Loyalties and Legacies
“I didn’t do it for the money.”
Any time you hear that from a pro athlete when he signs for another team, just respond by saying “Bullshit.” In these days, it is invariably all about the money.
This is an unfortunately excuse accepted by the dedicated fans of teams who watch their favorite players jump ship or get dumped via trades by millionaire owners to save some of their precious bucks with eye-watering contracts elsewhere, while sales of BoSox and Pats replica jerseys carry on and we chumps have our hearts on our sleeves and loyalty be damned.
But the legacies exist.
Local icons often lose the plot about what they mean to the faithful. We can forgive the Bruins’ Bobby Orr from limping off to Chicago in his last years, because “Numbah Faw, Bobby Aw” will live in the hearts of Broons’ New England fans forever. (As well as being a signature line from Robert Mitchum before he takes a bullet in the head in “The Friends of Eddie Coyle.”)

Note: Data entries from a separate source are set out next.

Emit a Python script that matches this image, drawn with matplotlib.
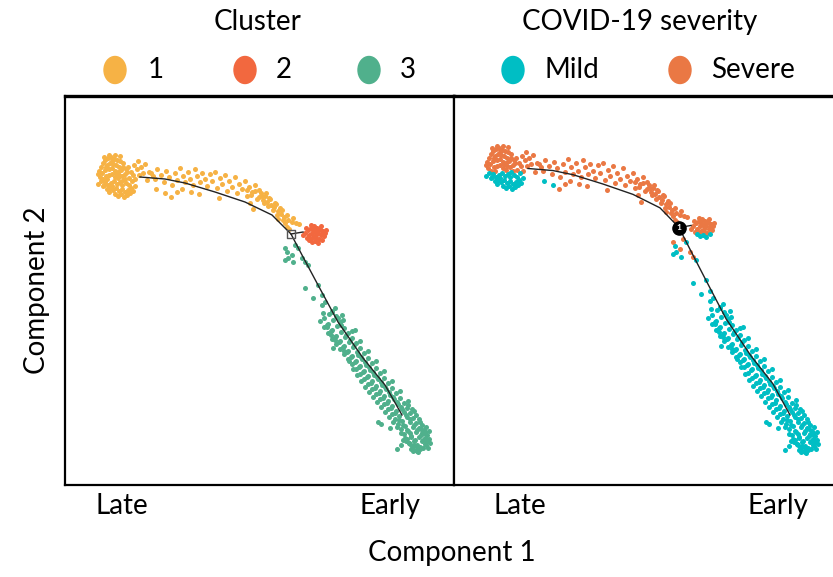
import matplotlib.pyplot as plt
from matplotlib.patches import Ellipse

plt.rcParams['font.family'] = ['Lato', 'DejaVu Sans']

# principal graph (trajectory backbone) in component space
traj_c1 = [75, 100, 120, 150, 180, 207, 226, 237, 253, 273, 289, 298, 320, 337]
traj_c2 = [308, 306, 302, 293, 283, 270, 251, 230, 200, 163, 140, 127, 100, 70]
branch_c1 = [226, 238]
branch_c2 = [251, 253]
branch_point = (226, 251)

# cluster 1, severe cells
c1_severe_x = [36, 38, 40, 43, 46, 49, 52, 55, 42, 45, 48, 51, 54, 34, 37, 40, 44, 47, 50, 53,
               56, 58, 35, 38, 41, 44, 47, 50, 53, 57, 60, 62, 64, 70,
               33, 42, 51, 54, 60, 63, 66, 68, 47, 41, 39, 44, 50, 58, 61, 55,
               72, 76, 80, 74, 78, 84, 69, 73, 82, 88,
               86, 90, 92, 96, 99, 101, 104, 107, 110, 112, 115, 118, 120, 123, 125, 128, 130,
               132, 135, 137, 140, 142, 145, 147, 150, 152, 155, 157, 160, 162, 164, 167, 170,
               172, 174, 177, 180, 182, 184, 187, 190, 192, 194, 197, 199, 201, 203, 205, 208,
               210, 212, 215, 218, 220, 222, 224,
               106, 112, 154, 185, 188, 213,
               182, 186, 190, 194, 198, 202, 206, 209, 213, 216, 219, 223, 227, 231, 234, 228,
               196, 200, 204, 211, 217, 222, 117, 126, 134]
c1_severe_y = [318, 322, 325, 327, 328, 326, 325, 324, 320, 322, 321, 320, 318, 314, 312, 315, 316, 317, 314, 313,
               315, 318, 308, 306, 309, 310, 311, 308, 307, 309, 311, 313, 307, 306,
               311, 306, 312, 310, 306, 318, 313, 310, 324, 318, 328, 330, 330, 322, 316, 329,
               316, 318, 321, 310, 312, 313, 320, 324, 305, 309,
               312, 306, 316, 310, 303, 314, 308, 300, 312, 305, 317, 309, 303, 313, 306, 300, 316,
               309, 303, 312, 306, 299, 311, 304, 313, 297, 307, 301, 310, 294, 304, 298, 308,
               292, 301, 296, 304, 289, 298, 293, 300, 286, 295, 289, 282, 292, 279, 286, 275,
               282, 270, 277, 265, 262, 258, 256,
               288, 293, 287, 282, 276, 266,
               295, 290, 294, 288, 285, 283, 280, 278, 274, 271, 268, 265, 263, 262, 261, 267,
               292, 289, 287, 281, 275, 270, 296, 293, 291]

# cluster 1, mild cells
c1_mild_x = [40, 43, 46, 49, 52, 55, 58, 61, 64, 45, 48, 51, 54, 57, 60, 63, 66, 50, 53, 56,
             59, 62, 65, 68, 70, 67, 91, 100, 38, 42, 36, 39, 47, 57, 33, 44]
c1_mild_y = [303, 300, 302, 304, 301, 303, 305, 302, 300, 297, 295, 297, 294, 296, 293, 295, 297, 291, 289, 291,
             288, 290, 292, 294, 299, 304, 296, 292, 299, 296, 304, 300, 299, 300, 301, 293]

# cluster 2
c2_severe_x = [240, 243, 246, 249, 252, 255, 258, 244, 247, 250, 253, 256, 259, 242, 245, 248,
               251, 254, 249, 246, 256, 260, 238, 261, 241, 248, 253, 257, 251]
c2_severe_y = [252, 255, 257, 258, 257, 256, 254, 250, 252, 253, 252, 250, 249, 247, 246, 248,
               247, 246, 259, 260, 259, 252, 250, 255, 257, 255, 255, 252, 250]
c2_mild_x = [250, 253, 247, 257, 244]
c2_mild_y = [244, 242, 243, 245, 245]

# cluster 3, severe cells near the branch point
c3_severe_x = [220, 227, 230, 237, 240]
c3_severe_y = [237, 230, 240, 227, 223]

# cluster 3, mild cells along the lower arm
c3_mild_x = [222, 223, 233, 243, 220, 228,
             240, 248, 253, 257, 260, 257, 267, 270, 273, 277, 268, 290,
             255, 259, 264, 267, 259, 263, 268, 271, 263, 267, 272, 275, 278,
             267, 271, 276, 279, 271, 275, 280, 283, 287, 275, 279, 284, 287,
             279, 283, 288, 291, 295, 283, 287, 292, 295, 287, 291, 296, 299, 303,
             291, 295, 300, 303, 295, 299, 304, 307, 311, 299, 303, 308, 311,
             303, 307, 312, 315, 319, 307, 311, 316, 319, 311, 315, 320, 323, 327,
             315, 319, 324, 327, 319, 323, 328, 331, 335, 323, 327, 332, 335,
             327, 331, 336, 339, 343, 330, 334, 339, 342, 333, 337, 342, 345, 349,
             336, 340, 345, 348, 339, 343, 348, 351, 355, 342, 346, 351, 354,
             345, 349, 354, 357, 360, 348, 352, 357, 360, 351, 355, 360, 362,
             313, 316, 325, 332, 346, 352, 358, 338, 344,
             262, 266, 270, 258, 276, 281, 285, 289, 279, 293, 297, 284, 301, 288, 305, 292,
             309, 296, 313, 300, 317, 304, 321, 308, 325, 312, 329, 316, 333, 320, 337, 324,
             341, 328, 345, 332, 349, 336, 352, 340, 356, 344, 358, 347, 361, 353, 363, 338,
             342, 350, 355, 346, 334, 330, 326, 322, 318, 314, 310, 306, 302, 298, 294, 290,
             286, 282, 278, 274, 270, 266, 262, 343, 347, 351, 354, 357, 359, 362, 364, 365,
             356, 359, 349, 353, 345, 341, 361, 336, 364, 348]
c3_mild_y = [233, 227, 237, 220, 225, 223,
             197, 187, 200, 190, 183, 180, 173, 177, 167, 170, 137, 155,
             164, 167, 171, 174, 158, 161, 165, 169, 152, 155, 159, 163, 165,
             146, 149, 153, 157, 141, 144, 148, 152, 154, 136, 139, 143, 147,
             131, 134, 138, 142, 144, 126, 129, 133, 137, 121, 124, 128, 132, 134,
             116, 119, 123, 127, 111, 114, 118, 122, 124, 106, 109, 113, 117,
             101, 104, 108, 112, 114, 96, 99, 103, 107, 91, 94, 98, 102, 104,
             86, 89, 93, 97, 81, 84, 88, 92, 94, 76, 79, 83, 87,
             71, 74, 78, 82, 84, 66, 69, 73, 77, 61, 64, 68, 72, 74,
             56, 59, 63, 67, 51, 54, 58, 62, 63, 46, 49, 53, 57,
             41, 44, 48, 52, 53, 38, 40, 44, 47, 35, 38, 41, 44,
             63, 61, 57, 36, 36, 34, 37, 45, 42,
             160, 150, 145, 172, 160, 150, 145, 140, 134, 130, 126, 124, 120, 116, 115, 110,
             110, 104, 106, 98, 100, 93, 96, 88, 90, 83, 86, 78, 81, 73, 76, 68,
             70, 63, 66, 58, 60, 52, 55, 47, 50, 42, 45, 37, 40, 33, 37, 60,
             55, 45, 36, 48, 65, 72, 77, 82, 87, 92, 97, 102, 108, 113, 118, 123,
             128, 133, 138, 143, 148, 154, 158, 80, 76, 70, 66, 60, 55, 50, 46, 42,
             56, 52, 40, 38, 52, 44, 58, 40, 54, 34]

xtick_pos = [[57, 325], [67, 325]]
xtick_text = ['Late', 'Early']

cluster_colors = {'1': '#F6B245', '2': '#F2683F', '3': '#50B08C'}
severity_colors = {'Mild': '#00BEC4', 'Severe': '#EA7844'}

fig = plt.figure(figsize=(8.33, 5.77), dpi=100)
W, H = 833, 577


def px_axes(x0, y0, x1, y1):
    return fig.add_axes([x0 / W, 1 - y1 / H, (x1 - x0) / W, (y1 - y0) / H])


ax_left = px_axes(65, 96, 454, 485)
ax_right = px_axes(454, 96, 841, 485)

groups = [
    ('1', 'Severe', c1_severe_x, c1_severe_y),
    ('1', 'Mild', c1_mild_x, c1_mild_y),
    ('2', 'Severe', c2_severe_x, c2_severe_y),
    ('2', 'Mild', c2_mild_x, c2_mild_y),
    ('3', 'Severe', c3_severe_x, c3_severe_y),
    ('3', 'Mild', c3_mild_x, c3_mild_y),
]

for cl, sev, xs, ys in groups:
    ax_left.scatter(xs, ys, s=13, color=cluster_colors[cl], linewidths=0, zorder=2)
    ax_right.scatter(xs, ys, s=13, color=severity_colors[sev], linewidths=0, zorder=2)

for ax in (ax_left, ax_right):
    ax.plot(traj_c1, traj_c2, color='#222222', lw=1.0, zorder=3)
    ax.plot(branch_c1, branch_c2, color='#222222', lw=1.0, zorder=3)

ax_left.scatter([branch_point[0]], [branch_point[1]], marker='s', s=40,
                facecolor='none', edgecolor='#555555', linewidths=1, zorder=4)
ax_right.scatter([branch_point[0]], [branch_point[1]], marker='o', s=90,
                 color='black', zorder=4)
ax_right.text(branch_point[0], branch_point[1], '1', color='white', fontsize=6,
              ha='center', va='center', fontweight='bold', zorder=5)

ax_left.set_xlim(0, 389)
ax_left.set_ylim(0, 389)
ax_right.set_xlim(1, 388)
ax_right.set_ylim(2.4, 378)

fs = 20

for ax, pos in zip((ax_left, ax_right), xtick_pos):
    ax.set_xticks(pos)
    ax.set_xticklabels(xtick_text, fontsize=fs)
    ax.set_yticks([])
    ax.tick_params(axis='x', length=0, pad=6)
    for side, sp in ax.spines.items():
        sp.set_linewidth(1.6)
    ax.spines['top'].set_linewidth(2.4)

ax_left.set_ylabel('Component 2', fontsize=fs, labelpad=11)
fig.text(452 / W, 1 - 553 / H, 'Component 1', fontsize=fs, ha='center', va='center')

# legends drawn on a pixel-space overlay
ov = fig.add_axes([0, 0, 1, 1], zorder=10)
ov.set_xlim(0, W)
ov.set_ylim(H, 0)
ov.axis('off')

ov.text(258, 22, 'Cluster', fontsize=fs, ha='center', va='center')
ov.text(640, 22, 'COVID-19 severity', fontsize=fs, ha='center', va='center')

legend_items = [
    (115, 148, '1', cluster_colors['1']),
    (245, 276, '2', cluster_colors['2']),
    (369, 400, '3', cluster_colors['3']),
    (513, 545, 'Mild', severity_colors['Mild']),
    (680, 711, 'Severe', severity_colors['Severe']),
]
for ex, tx, label, col in legend_items:
    ov.add_patch(Ellipse((ex, 70), 22, 27, color=col))
    ov.text(tx, 70, label, fontsize=fs, ha='left', va='center')

fig.savefig('out.png', dpi=100)
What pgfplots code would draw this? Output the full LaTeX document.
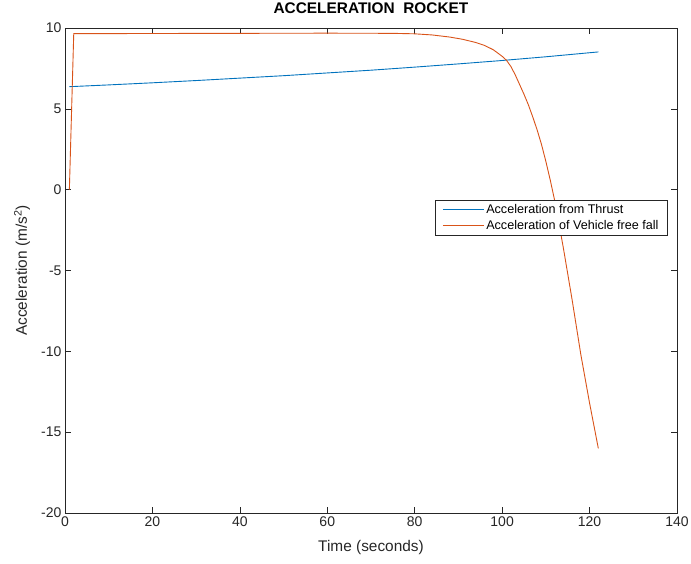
\documentclass[border=0pt]{standalone}
\usepackage{fontspec}
\setmainfont{Liberation Sans}
\usepackage{pgfplots}
\pgfplotsset{compat=1.18}
\definecolor{mblue}{rgb}{0,0.447,0.741}
\definecolor{morange}{rgb}{0.85,0.325,0.098}
\definecolor{axgray}{rgb}{0.15,0.15,0.15}

\begin{document}
\begin{tikzpicture}
\useasboundingbox (-65pt,-50pt) rectangle (626pt,513pt);
\begin{axis}[
  scale only axis, width=612pt, height=485pt,
  xmin=0, xmax=140, ymin=-20, ymax=10,
  xtick={0,20,...,140}, ytick={-20,-15,...,10},
  tick align=inside, major tick length=6pt,
  axis line style={axgray, line width=0.6pt},
  tick style={axgray, line width=0.6pt},
  /pgf/number format/assume math mode=true,
  every tick label/.append style={font=\fontsize{14}{16}\selectfont, text=axgray},
  xlabel={Time (seconds)},
  ylabel={Acceleration (m/s\textsuperscript{2})},
  label style={font=\fontsize{15.4}{18}\selectfont, text=axgray},
  xlabel style={at={(axis description cs:0.5,0)}, anchor=center, yshift=-35pt},
  ylabel style={at={(axis description cs:-0.0703,0.5)}, anchor=center},
  title={ACCELERATION\ \ ROCKET},
  title style={font=\bfseries\fontsize{15.4}{18}\selectfont, at={(axis description cs:0.5,1)}, anchor=center, yshift=14pt},
  legend style={at={(rel axis cs:0.985,0.645)}, anchor=north east,
    draw=axgray, line width=0.5pt, fill=white,
    font=\fontsize{12.6}{15}\selectfont, cells={anchor=west},
    inner xsep=7pt, inner ysep=2pt, row sep=1.5pt},
  legend image code/.code={\draw[#1] (0pt,0pt) -- (41pt,0pt);},
]
% acceleration produced by the engine thrust
\addplot[draw=mblue, line width=0.9pt] coordinates {
  (1,6.37) (10,6.48) (20,6.61) (30,6.75) (40,6.90) (50,7.05) (60,7.22)
  (70,7.39) (80,7.58) (90,7.78) (100,7.99) (110,8.22) (122,8.52)
};
\addlegendentry{Acceleration from Thrust}
% net acceleration of the vehicle
\addplot[draw=morange, line width=0.9pt] coordinates {
  (1,0) (2,9.65) (20,9.66) (40,9.67) (60,9.68) (75,9.67) (80,9.64)
  (84,9.57) (88,9.44) (91,9.30) (94,9.10) (96,8.92) (98,8.65) (100,8.25)
  (101,8.0) (102,7.62) (103,7.10) (104,6.5) (105,5.9) (106,5.25)
  (107,4.5) (108,3.7) (109,2.8) (110,1.75) (111,0.6) (112,-0.65)
  (113,-2.1) (114,-3.6) (115,-5.2) (116,-6.8) (117,-8.5) (118,-10.2)
  (119,-11.7) (120,-13.2) (121,-14.6) (122,-16.0)
};
\addlegendentry{Acceleration of Vehicle free fall}
\end{axis}
\end{tikzpicture}
\end{document}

But can you imagine Carl Yastrzemski going away to be a designated hitter for the San Diego Padres? Or Ted Williams being a pinch hitter for the Cleveland Indians? How about John Havlicek coming on as the sixth man for the Detroit Pistons?
Or think of Larry Bird or Kevin McHale making up the numbers on the bench in Utah? No, these legends had a clue about what to do – and did it. They understood what legacies and loyalty really meant.
Thank all gods, Yaz, Teddy Ballgame and Hondo did the right thing, and walked off into the sunset with the love of every loyal fan.
And the most royal bend-over-for-the-bucks came when the Sox ownership shipped off former MVP Mookie Betts to the Dodgers and Andrew Benitendi to Kansas City, that was a spit in the face to Red Sox Nation. A decades-long possible premiere outfield for the BoSox of Betts, Benitendi and the now (unfortunately) shaky Jackie Bradley.
Yet the fans stay strong. But for how long?
The recent idiotic clash in Major League Baseball between the royalty and the players exposes how much the system is geared to the almighty dollar, not the loyalists in the stands. How does a guy/girl who works their ass off 24/7 for not necessarily minimum wage, but not a few thou an hour, reconcile their fandom with the obscene amounts paid to .250 hitters with an average glove who should pumping gas instead of cashing a check that is insulting to real working men and women?
On another front, there are the rare exceptions, usually among those who understand the concepts of loyalties and legacies.
Recent ones include this guy named Tom Brady, of whom you may have heard. He is the God of all that is Patriots Nation, and will be forever, even after his bullet-to-the-heart of his fans’ departure to the Tampa Bay Buccaneers, where of course, he won the Super Bowl first time around.
But he definitely understood the concepts of loyalty and legacy while collecting six Soopah rings hereabouts. He was never the highest-paid QB in the league, in part because he would allow the Pats management to take a portion of his salary to use to get better players. Imagine that!
Although he never said that he knew his New England legacy was assured (it is), the many rumored claims as to why he left for Florida are legion. One, supermodel wife wanted him home more often with the young imps; he hated the wonderful New England weather in the fall and winter (scream and salute “Tuck Rule” here); he now hates coach Bill Belichick; he now hates owner Bob Kraft; he wants a George Hamilton cancer tan; or he wanted to play with Gronk again (and how did that work out, Bucs fans? Yowzah!)
But he didn’t do it for the money.
There comes a time when money no longer rules, and attachment to a community – and one’s investigation of how their personal legacy will be perceived – that can change what is at the heart of pro sports. Immediate dollars or long-standing dignity?
And most importantly, respect from the loyal fans. Which should be number one.
But the real deals didn’t do it for the money. Think about it.